> _Aim_: Your task is to reproduce, verbatim and without pictures, the lines from the opening of the listing through the line containing "geo[name] = (x0, y0, r, mid)".

> _Task material_:
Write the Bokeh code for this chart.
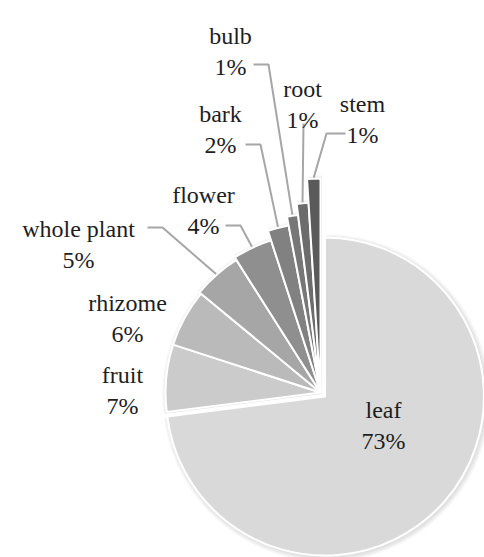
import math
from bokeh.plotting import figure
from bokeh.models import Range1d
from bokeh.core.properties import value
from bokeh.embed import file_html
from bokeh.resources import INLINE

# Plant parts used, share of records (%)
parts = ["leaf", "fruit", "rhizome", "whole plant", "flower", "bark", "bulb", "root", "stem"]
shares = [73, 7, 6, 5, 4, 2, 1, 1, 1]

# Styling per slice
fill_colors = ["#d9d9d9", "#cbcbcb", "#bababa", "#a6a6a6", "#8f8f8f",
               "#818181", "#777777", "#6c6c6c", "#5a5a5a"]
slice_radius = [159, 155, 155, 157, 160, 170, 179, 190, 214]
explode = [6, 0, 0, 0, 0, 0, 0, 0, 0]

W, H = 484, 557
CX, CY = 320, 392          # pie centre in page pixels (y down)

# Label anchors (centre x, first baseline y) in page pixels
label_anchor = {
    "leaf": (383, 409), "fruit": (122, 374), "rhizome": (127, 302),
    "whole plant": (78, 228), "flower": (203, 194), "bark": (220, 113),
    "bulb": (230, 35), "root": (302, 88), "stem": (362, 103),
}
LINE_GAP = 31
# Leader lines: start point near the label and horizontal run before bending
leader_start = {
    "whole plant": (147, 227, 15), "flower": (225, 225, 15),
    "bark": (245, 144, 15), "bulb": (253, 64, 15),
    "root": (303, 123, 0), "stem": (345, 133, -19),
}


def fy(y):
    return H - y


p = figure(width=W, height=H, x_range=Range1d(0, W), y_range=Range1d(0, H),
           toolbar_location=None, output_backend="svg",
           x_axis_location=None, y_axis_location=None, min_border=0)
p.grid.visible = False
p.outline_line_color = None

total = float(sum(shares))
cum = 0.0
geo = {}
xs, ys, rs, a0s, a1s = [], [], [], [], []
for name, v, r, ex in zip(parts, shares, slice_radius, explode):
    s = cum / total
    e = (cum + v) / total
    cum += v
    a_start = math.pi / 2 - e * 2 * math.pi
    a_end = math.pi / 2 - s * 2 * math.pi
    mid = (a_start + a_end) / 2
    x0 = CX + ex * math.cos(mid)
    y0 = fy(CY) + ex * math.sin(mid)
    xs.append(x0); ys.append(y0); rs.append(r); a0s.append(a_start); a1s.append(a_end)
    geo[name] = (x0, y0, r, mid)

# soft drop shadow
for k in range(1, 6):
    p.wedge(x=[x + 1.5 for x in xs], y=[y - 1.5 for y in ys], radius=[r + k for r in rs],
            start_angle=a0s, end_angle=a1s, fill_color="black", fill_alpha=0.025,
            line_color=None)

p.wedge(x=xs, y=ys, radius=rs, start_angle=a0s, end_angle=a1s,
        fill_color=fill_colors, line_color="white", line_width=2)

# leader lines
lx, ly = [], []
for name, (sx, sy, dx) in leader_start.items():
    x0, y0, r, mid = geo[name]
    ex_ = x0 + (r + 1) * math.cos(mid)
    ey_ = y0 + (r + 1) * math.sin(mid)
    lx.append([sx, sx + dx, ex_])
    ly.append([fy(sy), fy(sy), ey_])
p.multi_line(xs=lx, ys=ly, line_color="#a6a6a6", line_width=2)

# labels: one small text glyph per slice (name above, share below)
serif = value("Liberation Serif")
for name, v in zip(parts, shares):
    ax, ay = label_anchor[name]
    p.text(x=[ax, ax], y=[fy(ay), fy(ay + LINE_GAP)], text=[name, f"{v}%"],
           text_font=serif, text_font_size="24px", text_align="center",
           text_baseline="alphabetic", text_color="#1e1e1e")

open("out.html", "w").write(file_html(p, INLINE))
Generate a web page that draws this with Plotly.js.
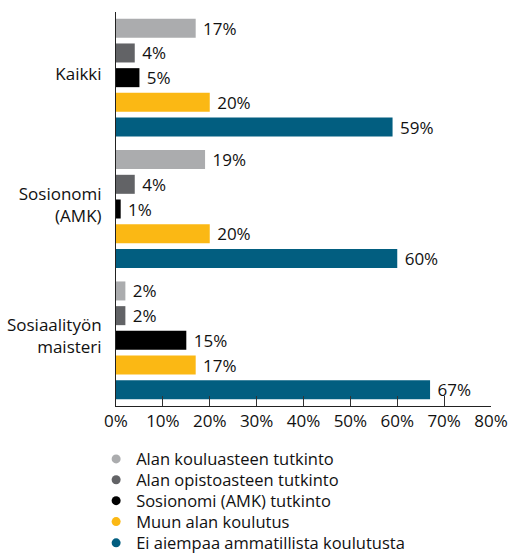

> _Answer below_:
Write the Bokeh code for this chart.
import math
from bokeh.plotting import figure
from bokeh.models import Range1d
from bokeh.core.properties import value
from bokeh.embed import file_html
from bokeh.resources import INLINE

# Plant parts used, share of records (%)
parts = ["leaf", "fruit", "rhizome", "whole plant", "flower", "bark", "bulb", "root", "stem"]
shares = [73, 7, 6, 5, 4, 2, 1, 1, 1]

# Styling per slice
fill_colors = ["#d9d9d9", "#cbcbcb", "#bababa", "#a6a6a6", "#8f8f8f",
               "#818181", "#777777", "#6c6c6c", "#5a5a5a"]
slice_radius = [159, 155, 155, 157, 160, 170, 179, 190, 214]
explode = [6, 0, 0, 0, 0, 0, 0, 0, 0]

W, H = 484, 557
CX, CY = 320, 392          # pie centre in page pixels (y down)

# Label anchors (centre x, first baseline y) in page pixels
label_anchor = {
    "leaf": (383, 409), "fruit": (122, 374), "rhizome": (127, 302),
    "whole plant": (78, 228), "flower": (203, 194), "bark": (220, 113),
    "bulb": (230, 35), "root": (302, 88), "stem": (362, 103),
}
LINE_GAP = 31
# Leader lines: start point near the label and horizontal run before bending
leader_start = {
    "whole plant": (147, 227, 15), "flower": (225, 225, 15),
    "bark": (245, 144, 15), "bulb": (253, 64, 15),
    "root": (303, 123, 0), "stem": (345, 133, -19),
}


def fy(y):
    return H - y


p = figure(width=W, height=H, x_range=Range1d(0, W), y_range=Range1d(0, H),
           toolbar_location=None, output_backend="svg",
           x_axis_location=None, y_axis_location=None, min_border=0)
p.grid.visible = False
p.outline_line_color = None

total = float(sum(shares))
cum = 0.0
geo = {}
xs, ys, rs, a0s, a1s = [], [], [], [], []
for name, v, r, ex in zip(parts, shares, slice_radius, explode):
    s = cum / total
    e = (cum + v) / total
    cum += v
    a_start = math.pi / 2 - e * 2 * math.pi
    a_end = math.pi / 2 - s * 2 * math.pi
    mid = (a_start + a_end) / 2
    x0 = CX + ex * math.cos(mid)
    y0 = fy(CY) + ex * math.sin(mid)
    xs.append(x0); ys.append(y0); rs.append(r); a0s.append(a_start); a1s.append(a_end)
    geo[name] = (x0, y0, r, mid)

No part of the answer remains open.